Cookman George Grimston, one of the most distinguished Methodist preachers, was born Oct. 21,1800, at Kingston-upon-Hull, England. His father, a man of wealth and position, was a Wesleyan local preacher, and gave his children a thorough religious training and a carefull academical education. In early youth Cookman gave promise of his powers in oratory by speeches at Sunday-school anniversaries, etc., which excited extraordinary interest. When about twenty-one years old he visited America on business for his father, and while at Schenectady, N. Y., he began his labors as a local preacher. In 1821 he returned to Hull, and entered into business with his father, exercising his talents meanwhile. zealously in the Wesleyan local ministry. He continued in his father's firm during four years, but with a restless spirit; and finally, deciding to enter the ministry in America, he took passage for Philadelphia in 1825. After laboring a few months in that city as a local preacher, he was received into the Philadelphia Conference in 1826. He continued in the itinerant ranks, without intermission, the remainder of his life, laboring with indomitable energy, and constantly increasing ability and success, in various parts of Pennsylvania, New Jersey, Maryland, and the District of Columbia.

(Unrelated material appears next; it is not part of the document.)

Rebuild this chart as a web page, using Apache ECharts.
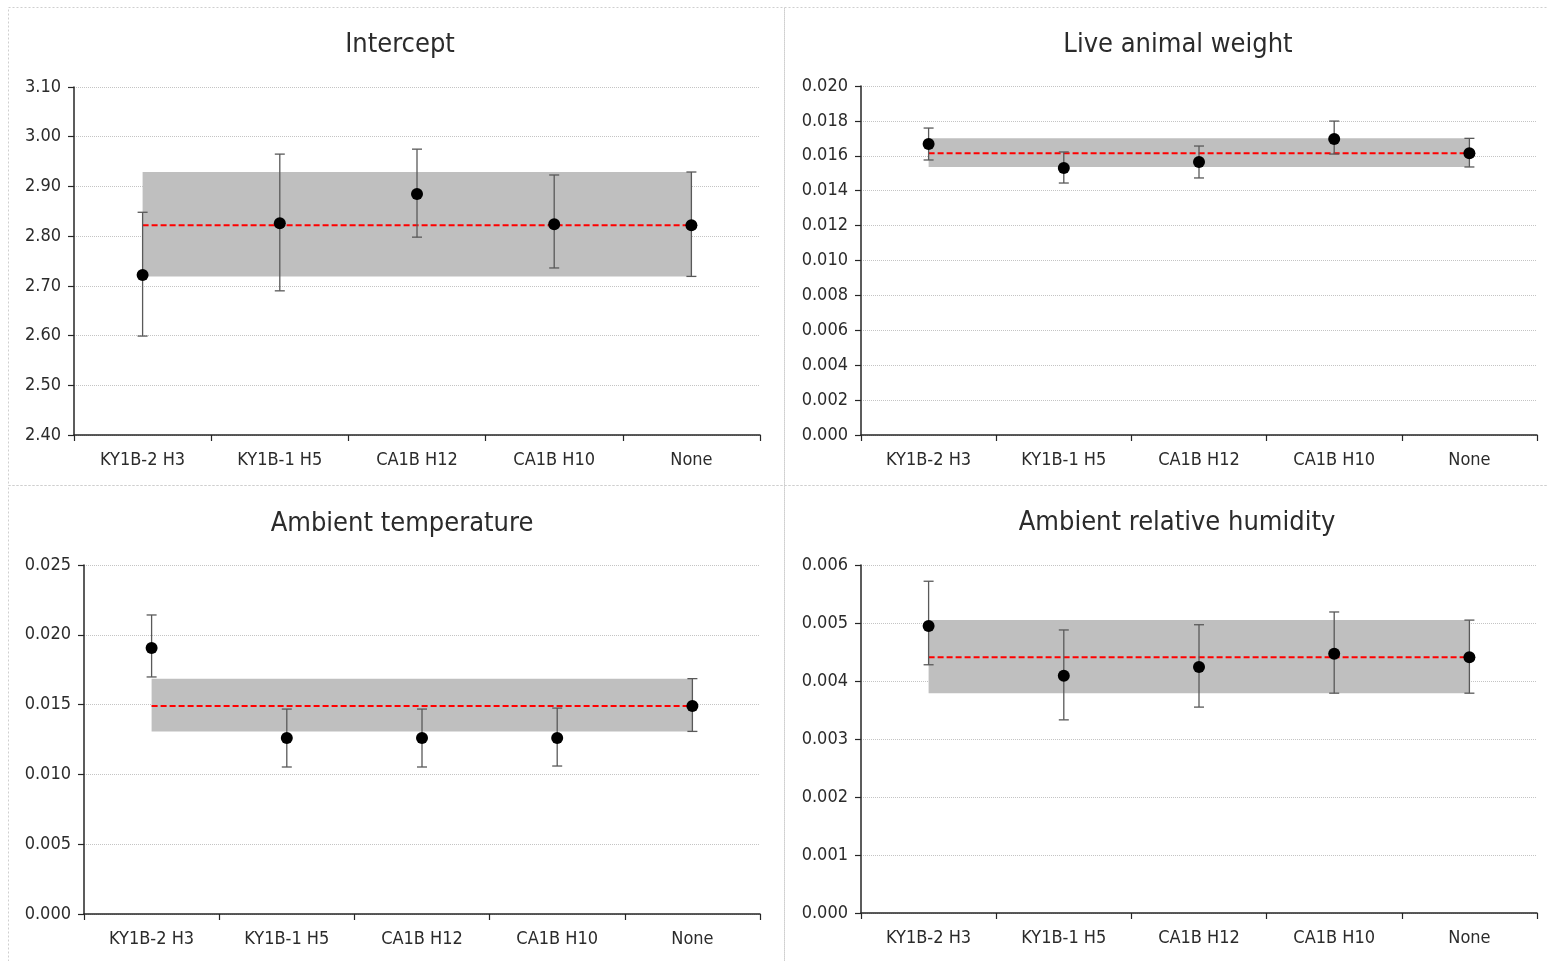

Mr. Cookman was slight, but sinewy in person, and capable of great endurance. His arms were long, which gave a striking peculiarity to his gestures. In the act of public speaking, every nerve and muscle of his lithe frame seemed instinct with the excitement of his subject. In 1838-39 he was chaplain to the American Congress, and the Hall of Representatives at Washington never echoed more eloquent tones than during his chaplaincy to Congress. Several of his distinguished hearers, both in Congress and the executive department of the government, were awakened to a personal interest in religion by his powerful appeals. Imagination was Mr. Cookman's dominant mental faculty. It can hardly be doubted that, had he devoted himself to the production of some work in this rare and difficult department of literature, he might have become a worthy disciple of the glorious old dreamer of Bedford Jail. On the 11th of March, 1841, he embarked in the ill-fated steamer President for a visit to England, and was never heard of more. Few of his sermons and speeches have been published. A small volume of Speeches (N. Y. 1841, 18mo) contains those referred to above and some others. Some account of him is given by Dr. H. B. Ridgawarr, in his Life of the Rev. Alfred Cookmnan, the son (N.Y. 1873). — National Magazine, Aug. 1855; Methodist Quart. Review, July, 1852; Sprague, Annals, 7:711.